*Work to complete*.
Identify the lines containing the word "chart". Copy each one.

*Source material*.
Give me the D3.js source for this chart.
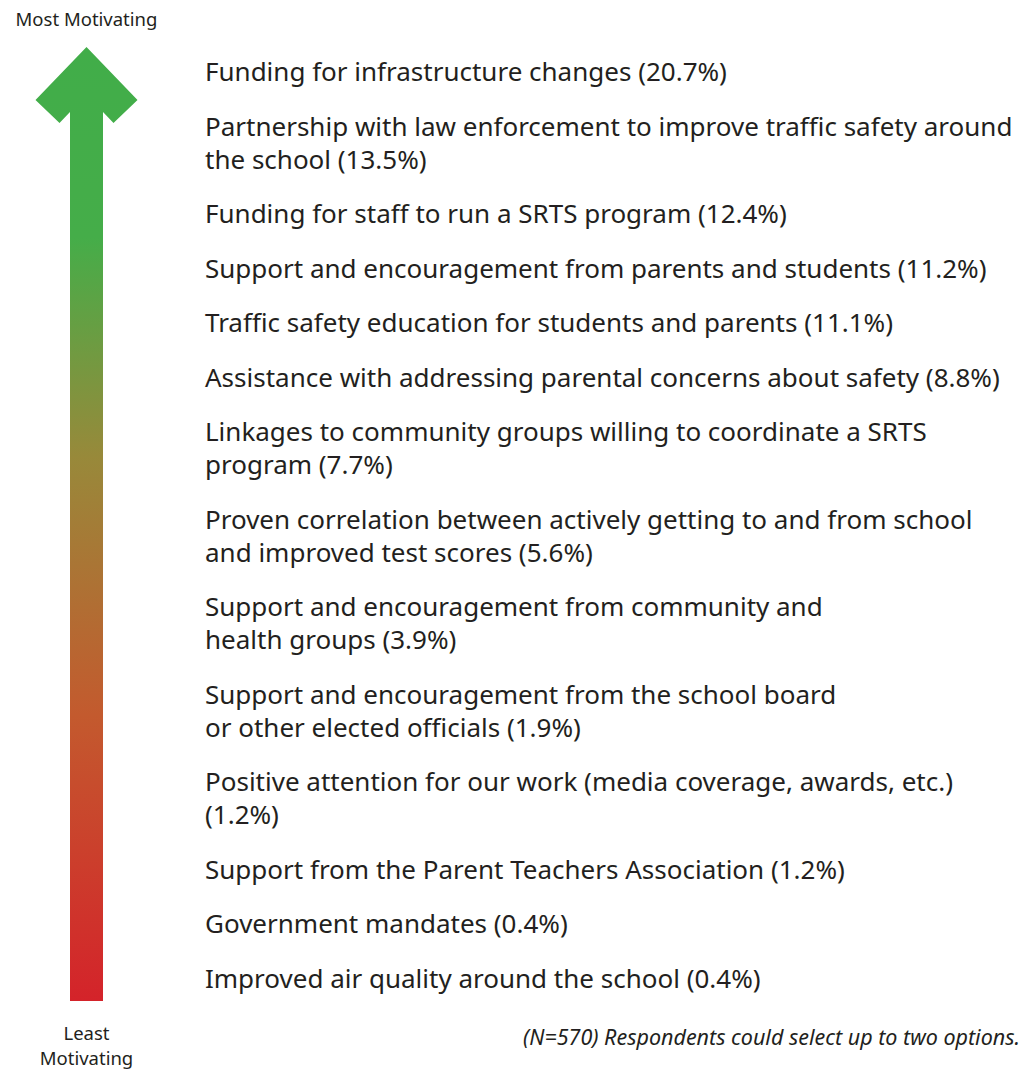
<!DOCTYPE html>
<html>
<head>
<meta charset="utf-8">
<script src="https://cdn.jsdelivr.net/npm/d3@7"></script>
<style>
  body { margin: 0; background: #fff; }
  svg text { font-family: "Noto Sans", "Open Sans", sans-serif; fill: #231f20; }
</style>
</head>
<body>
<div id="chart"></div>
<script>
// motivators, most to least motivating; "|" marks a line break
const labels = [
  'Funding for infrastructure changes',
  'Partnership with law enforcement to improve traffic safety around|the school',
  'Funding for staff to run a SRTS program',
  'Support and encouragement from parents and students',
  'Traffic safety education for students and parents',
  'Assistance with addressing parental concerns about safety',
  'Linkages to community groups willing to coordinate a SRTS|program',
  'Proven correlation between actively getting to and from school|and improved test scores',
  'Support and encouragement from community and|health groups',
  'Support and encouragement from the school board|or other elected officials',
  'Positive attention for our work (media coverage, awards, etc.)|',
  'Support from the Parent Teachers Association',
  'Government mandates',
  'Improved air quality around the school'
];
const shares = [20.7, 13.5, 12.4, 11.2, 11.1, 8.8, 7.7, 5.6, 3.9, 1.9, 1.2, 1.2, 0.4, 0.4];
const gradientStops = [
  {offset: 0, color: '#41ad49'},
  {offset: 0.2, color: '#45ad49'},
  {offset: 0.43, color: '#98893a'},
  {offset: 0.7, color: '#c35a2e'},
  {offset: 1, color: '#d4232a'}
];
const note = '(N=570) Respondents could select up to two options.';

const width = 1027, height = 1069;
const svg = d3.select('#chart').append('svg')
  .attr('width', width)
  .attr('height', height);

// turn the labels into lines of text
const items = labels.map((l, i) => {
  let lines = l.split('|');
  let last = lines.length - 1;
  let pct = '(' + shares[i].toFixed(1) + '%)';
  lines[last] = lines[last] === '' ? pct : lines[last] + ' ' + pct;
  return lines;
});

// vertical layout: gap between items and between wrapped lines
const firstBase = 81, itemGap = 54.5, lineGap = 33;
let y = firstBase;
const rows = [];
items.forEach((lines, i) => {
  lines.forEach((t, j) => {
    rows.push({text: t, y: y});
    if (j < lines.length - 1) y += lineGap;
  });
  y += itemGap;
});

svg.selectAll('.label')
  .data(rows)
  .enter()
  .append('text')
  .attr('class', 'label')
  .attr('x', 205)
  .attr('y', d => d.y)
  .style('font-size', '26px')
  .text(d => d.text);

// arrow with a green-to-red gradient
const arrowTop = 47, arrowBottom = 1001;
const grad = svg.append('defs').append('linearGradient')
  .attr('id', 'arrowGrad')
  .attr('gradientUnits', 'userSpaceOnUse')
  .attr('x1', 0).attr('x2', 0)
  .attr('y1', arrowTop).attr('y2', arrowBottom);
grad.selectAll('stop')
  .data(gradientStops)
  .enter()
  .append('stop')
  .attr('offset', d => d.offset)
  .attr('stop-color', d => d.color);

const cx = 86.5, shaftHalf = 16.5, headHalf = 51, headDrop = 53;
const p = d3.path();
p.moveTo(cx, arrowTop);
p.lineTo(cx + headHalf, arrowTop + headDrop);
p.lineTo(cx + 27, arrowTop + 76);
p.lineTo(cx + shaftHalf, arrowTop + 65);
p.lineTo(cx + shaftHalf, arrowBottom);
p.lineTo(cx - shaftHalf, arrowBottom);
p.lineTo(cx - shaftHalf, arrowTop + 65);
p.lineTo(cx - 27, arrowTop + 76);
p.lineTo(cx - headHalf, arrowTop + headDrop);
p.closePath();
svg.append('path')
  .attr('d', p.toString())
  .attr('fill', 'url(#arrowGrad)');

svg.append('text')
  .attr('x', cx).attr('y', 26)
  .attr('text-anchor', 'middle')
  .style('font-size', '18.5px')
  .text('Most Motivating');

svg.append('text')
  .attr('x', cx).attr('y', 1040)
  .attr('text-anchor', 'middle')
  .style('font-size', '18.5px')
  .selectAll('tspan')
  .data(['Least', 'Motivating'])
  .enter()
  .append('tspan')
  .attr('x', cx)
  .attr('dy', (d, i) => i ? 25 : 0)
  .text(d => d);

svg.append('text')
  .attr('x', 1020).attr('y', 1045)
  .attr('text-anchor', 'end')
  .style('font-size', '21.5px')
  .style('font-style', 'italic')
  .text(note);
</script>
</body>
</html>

*Full response*.
Give me the D3.js source for this chart.
<div id="chart"></div>
const svg = d3.select('#chart').append('svg')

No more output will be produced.